3. A collaborative approach to school evaluation
The sheer quantity of publicly available school performance data – capturing the attainment and progress of different groups of students across different groups of subjects – marks England out from most other education systems, and high performing systems in particular. And using this data to rank schools in league tables is something that is rarely seen in other jurisdictions. One of the conditions of participating in the London Challenge was that evaluations would not made public before schools had the chance to put them into practice, allowing school leaders to take a more constructive approach in working with external evaluators. In Finland, external evaluations are tools to support and develop schools to reach their full potential, rather than tools of external control or sanction from a threatening outside agent, and they are used in tandem with more regular, in-depth self-evaluations. Since 2006, Estonia has shifted to a similar system of self-evaluation backed up by less frequent, more targeted external inspection. This focus on the primacy of self-evaluation, with external evaluation becoming a collaborative tool rather than a driving force in improvement, allows individual schools to take ownership of their mission in educating children and to take initiative in their own development and improvement.

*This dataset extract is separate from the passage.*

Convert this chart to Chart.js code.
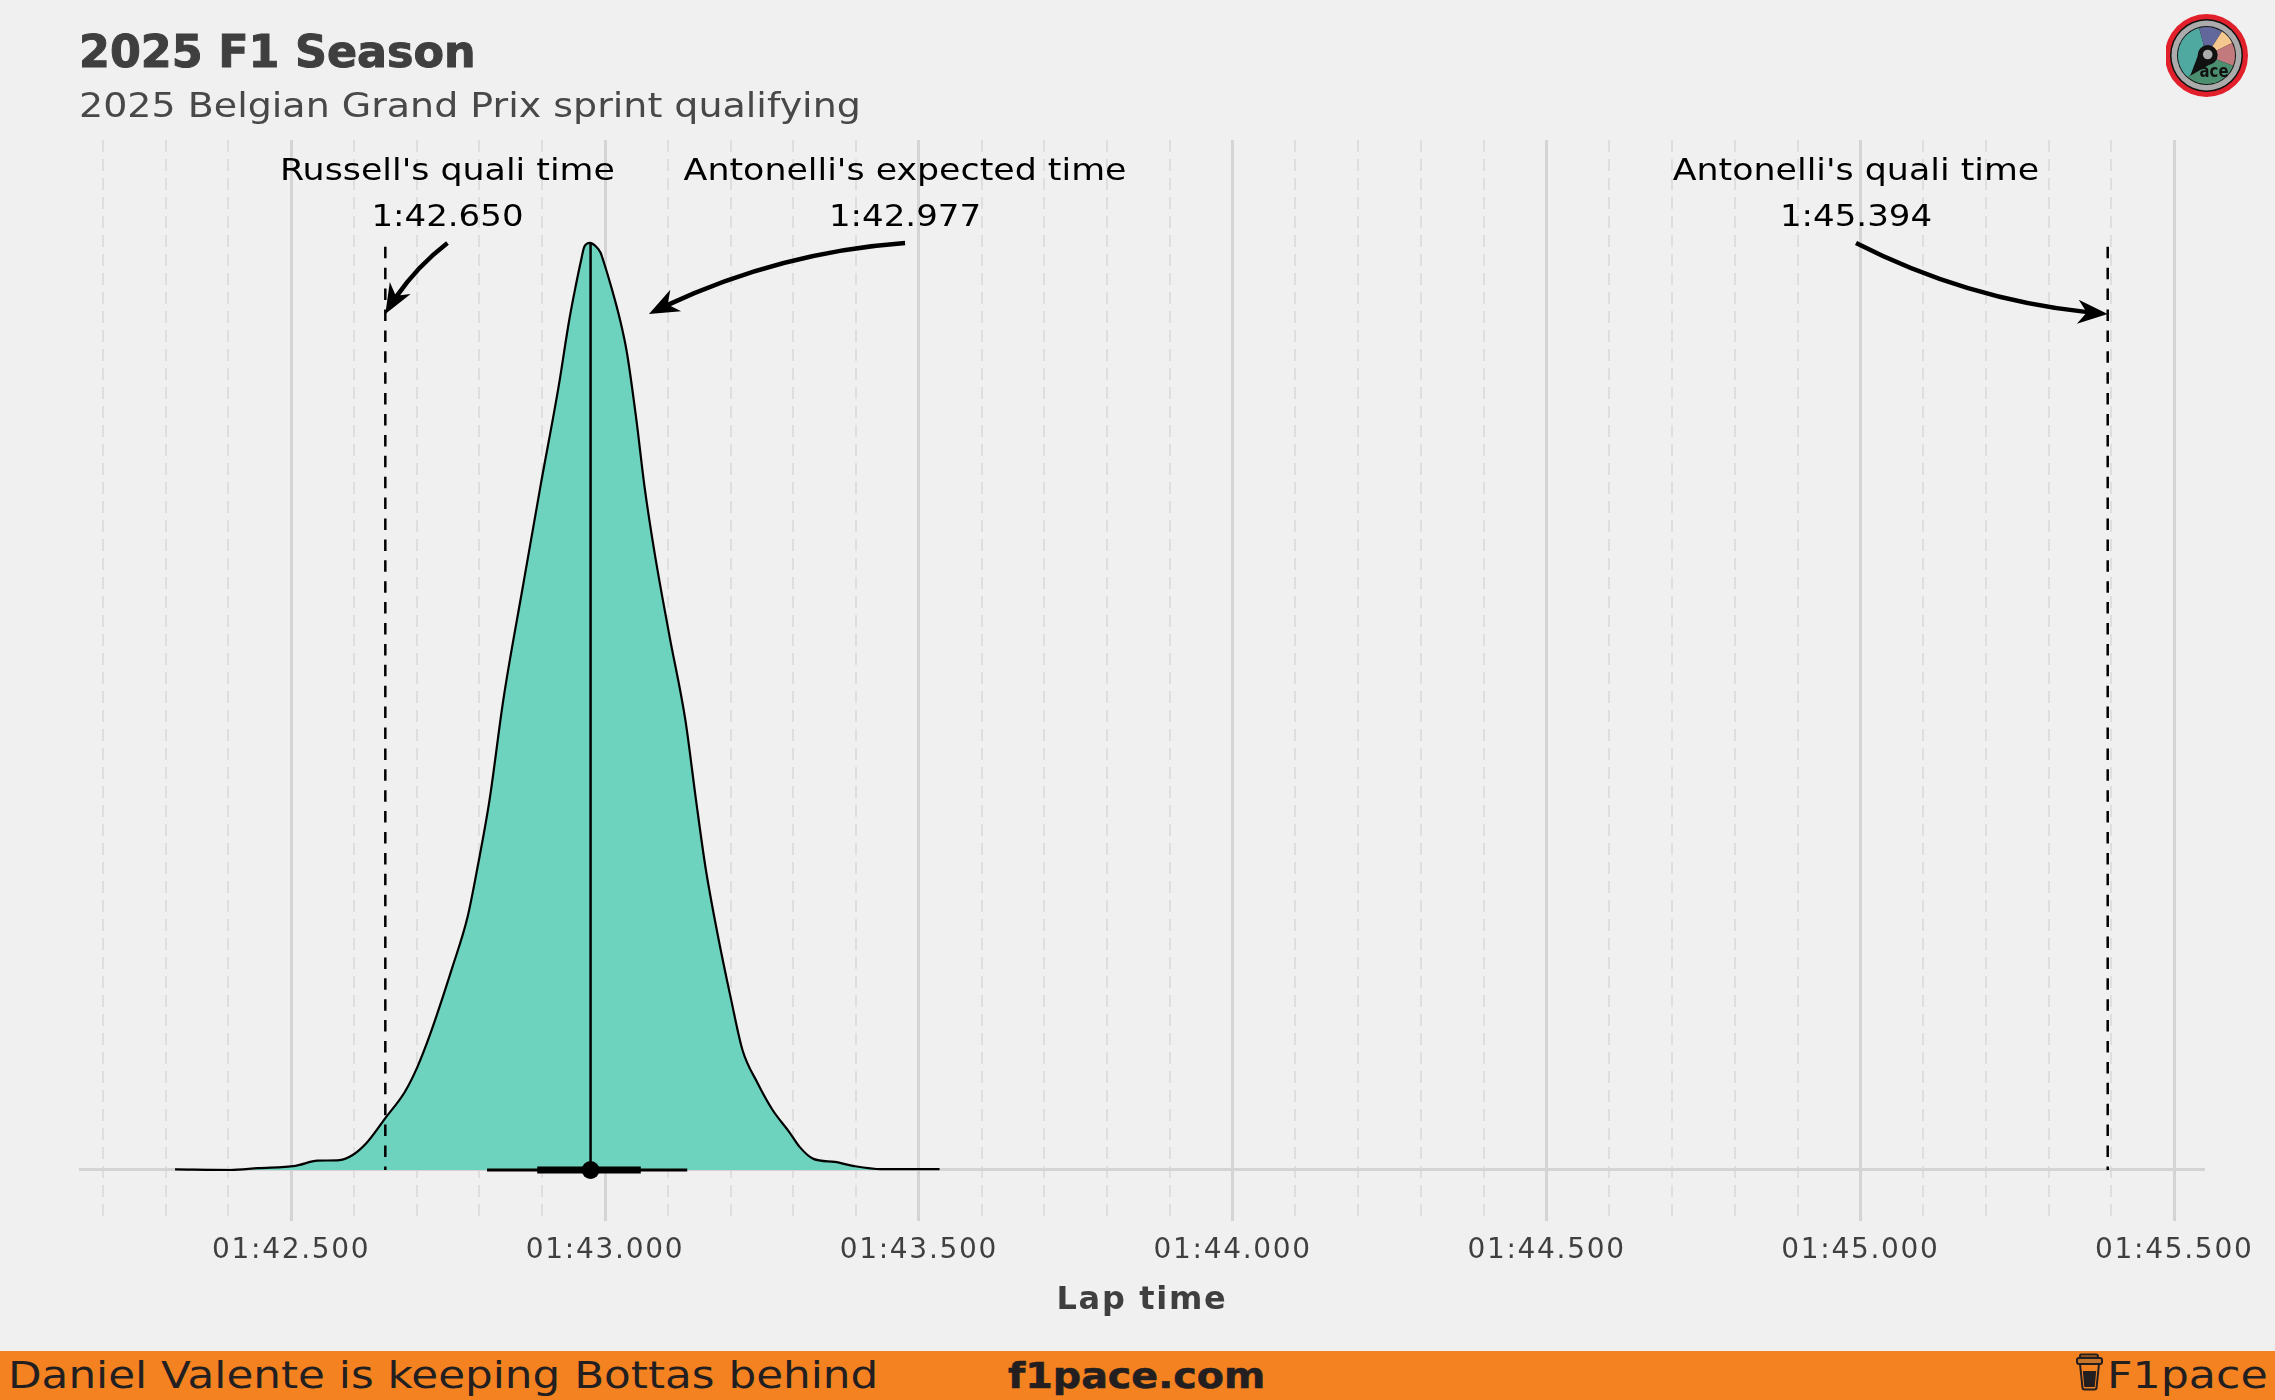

While the 2005 New Relationship With Schools introduced mandatory self-evaluation as a core part of the Ofsted process, it was often viewed with suspicion by schools as an external demand from Ofsted rather than an internal tool for self-improvement, and eventually abolished by the coalition government. A new drive towards self-evaluation would need to take the failures of the previous system into account: namely, that schools viewed self-evaluation forms as a document for external consumption rather than internal change. A culture shift in both schools and in Ofsted would be necessary to create a collaborative environment in which a self-improving system would thrive.
4. Placing students on an even footing
A key feature of the much-lauded Finnish and increasingly-praised Estonian education systems is the importance they place on ‘equity’ – a task that is admittedly made easier by their relatively low levels of child poverty and income and wealth inequality. Private schools cater to a relatively small slice of the population in Estonia, while there are none in Finland. Both countries have also abandoned streaming or setting students according to ability, as the negative impacts on low performing pupils were deemed to outweigh the positive impacts on the high performing.
This stands in bleak contrast to England, where school segregation along class and wealth lines is still common, and free schools more common to affluent areas receive 60% more funding than their local authority equivalents. A system rife with inequality is unlikely to show rapid self-improvement across the board, and schools tackling rising child poverty will struggle to be at the forefront of innovation and development.
With schools’ ability to “get on with the job” undermined by a lack of funding and the demands of excessive accountability, with serious consequences for teacher recruitment and retention, the goal of a genuinely self-improving, world class education system may feel a long way off. But the substance and tone of Damian Hinds’ speech hints at a determination to work with the sector to tackle these problems. This is to be welcomed. After all, lasting change requires buy-in from everyone with a stake in the system, both the powerful (Ofsted, RSCs, the large MATs, the Unions) and the small: the individual teachers, pupils, and parents who will bear the cost of bad decisions and reap the benefits of good ones. If we want a better education system, we must work together to create social, cultural, and political environment in which this self-improving system can take root, be nurtured, and thrive.